Customers are shunning traditional stores and choosing to shop online instead. That’s what we’re continually being told nowadays. But it doesn’t have to be that way. We can bring customers back into stores by harnessing the potential of technology.
Lorraine Valsasina, regional director of French hardware store chain Leroy Merlin shares her pearls of wisdom on the best ways to encourage customers to leave their screens behind and attract them to your store.

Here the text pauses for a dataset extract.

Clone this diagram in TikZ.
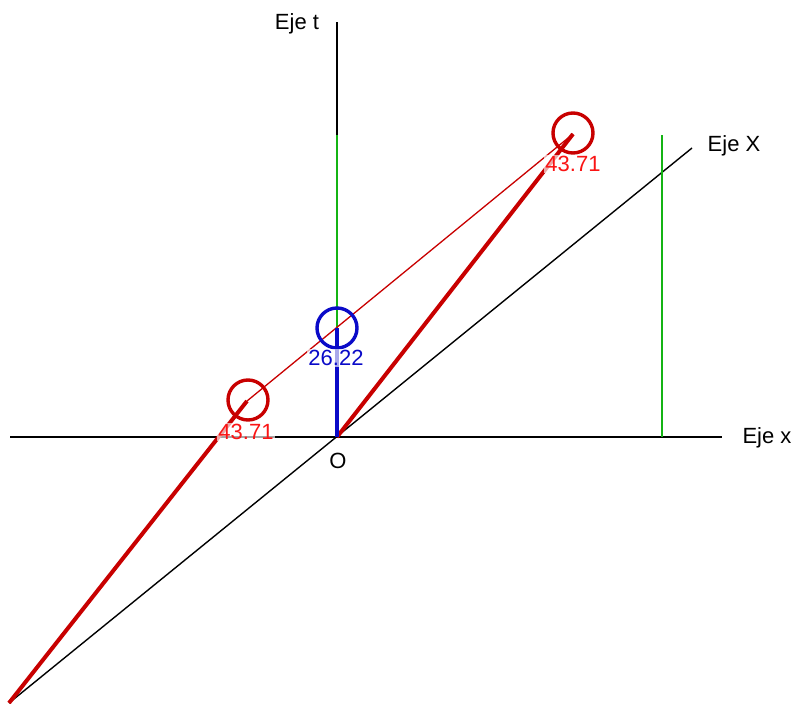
\documentclass[tikz,border=0pt]{standalone}
\usepackage{fontspec}
\setmainfont{Liberation Sans}
\definecolor{dred}{RGB}{200,0,0}
\definecolor{lred}{RGB}{250,20,20}
\definecolor{dblue}{RGB}{10,10,200}
\definecolor{dgreen}{RGB}{20,180,20}
\tikzset{
  axis/.style={black, line width=2pt},
  thinaxis/.style={black, line width=1.4pt},
  greenline/.style={dgreen, line width=2pt},
  redthick/.style={dred, line width=4pt},
  redthin/.style={dred, line width=1.3pt},
  bluethick/.style={dblue, line width=4pt},
  ring/.style={circle, draw, line width=3.4pt, minimum size=40pt, inner sep=0pt},
  lbl/.style={font=\fontsize{22}{22}\selectfont, inner sep=1pt},
  val/.style={lbl, fill=white, fill opacity=0.65, text opacity=1},
}
\begin{document}
\begin{tikzpicture}[x=1pt,y=-1pt]
\useasboundingbox (0,0) rectangle (798,704);
% points
\coordinate (O) at (337,437);
\coordinate (tTop) at (337,22);
\coordinate (xL) at (10,437);
\coordinate (xR) at (722,437);
\coordinate (XL) at (9,703);
\coordinate (XR) at (692,148);
\coordinate (gTop) at (337,135);
\coordinate (B) at (337,328);
\coordinate (g2Top) at (662,135);
\coordinate (g2Bot) at (662,437);
\coordinate (L) at (247,401);
\coordinate (U) at (573,134);
% axes
\draw[axis] (xL) -- (xR);
\draw[axis] (tTop) -- (O);
\draw[thinaxis] (XL) -- (XR);
% green lines
\draw[greenline] (gTop) -- (B);
\draw[greenline] (g2Top) -- (g2Bot);
% red world lines
\draw[redthick] (XL) -- (L);
\draw[redthick] (O) -- (U);
\draw[redthin] (L) -- (U);
% blue
\draw[bluethick] (B) -- (O);
% rings
\node[ring, draw=dred] (cL) at (248,400) {};
\node[ring, draw=dblue] (cB) at (337,328) {};
\node[ring, draw=dred] (cU) at (573,133) {};
% value labels
\node[val, text=lred] (vL) at (246,432) {43.71};
\node[val, text=dblue] (vB) at (336,358) {26.22};
\node[val, text=lred] (vU) at (573,164) {43.71};
% axis labels
\node[lbl] (lO) at (338,461) {O};
\node[lbl] (lt) at (297,24) {Eje t};
\node[lbl] (lX) at (734,146) {Eje X};
\node[lbl] (lx) at (767,438) {Eje x};
\end{tikzpicture}
\end{document}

1. Make the most of your physical space – which online retailers don’t have
By playing on its local roots and its pool of experienced employees on hand in every store, Leroy Merlin has become a firm favourite among its customers – offering face-to-face services that you just can’t get online, from home improvement guidance to practical advice. “Customers don’t tend to come into a Leroy Merlin store just to buy a door handle,” explains Valsasina. “They’re usually looking for answers to a range of home-related problems. So, a customer might be looking for a door handle because they have a humidity problem at home, which has warped the locking mechanism. Our job is to listen to them, understand their problem and use our expertise to offer the right solution.”
2. Join forces – with innovative start-ups
For a few years now, Leroy Merlin has been working closely with selected start-ups that have completely revolutionised their sector. Notably, the firm has invested in FrizBiz, a platform which pairs potential private customers with people in their local area with the right know-how to do the job. It is just one of many such platforms that have sprung up recently. Leroy Merlin is also working with young companies including Trusk and Colisweb, which operate a network of locally-based delivery drivers. By teaming up with these innovative new players and offering a one-stop-shop solution, Leroy Merlin is staying on top of its game. “This line of business is a vital one for us,” adds Valsasina.
3. Be flexible – just like your competitors
“In the past, you’d walk into a store, order something, and it would be delivered from the same store. That’s quite a complicated way of doing things. Plus, it pushes up logistics costs,” explains Valsasina. But now, inspired by online stores, Leroy Merlin also delivers directly from its warehouses. So, if a customer ordered something in Paris, it could end up being dispatched from 500 miles away in Marseille. And it wouldn’t cost the customer a penny extra. What’s more, its stores offer delivery within three hours practically anywhere in France, thanks to its partnership with Trusk and Colisweb. Yet another technological innovation that Leroy Merlin has leveraged to remain the market leader.
4. Breathe new life into your store – by getting creative
Leroy Merlin has been running home improvement tutorials in store for years. “10 years ago, we would ask our sales advisors to run workshops, and we would measure how successful they were simply by the number of products we sold,” Valsasina outlines. But nowadays, it’s all about creativity and influencers. Several stores have turned some of their floor space into inspiration and demonstration zones, offering craft associations and young, creative companies the opportunity to bring their products to life. “It's a really energetic environment. These are people with a huge presence on Instagram,” comments Valsasina. “They are younger, more urban, more connected than Leroy Merlin's typical clientele. That helps us to reach communities that wouldn’t have otherwise come to us.”
5. Bring online and offline together – but in the right way
How do you strike the right balance between digital and physical solutions? One option is to install tablets around the store that customers can use to order items, without needing to find a member of staff. Even though customers don’t actually use them that much, as Valsasina admits, they serve a much greater purpose. “Tablets are not just there to show we have moved into the digital era. They also allow us to integrate a digital solution into a physical environment and offer a more versatile customer service experience. They are a great tool for our sales staff, who are just as knowledgeable about the in-store range, which is adapted to the local market, as they are about the website, which features a wider range of products.”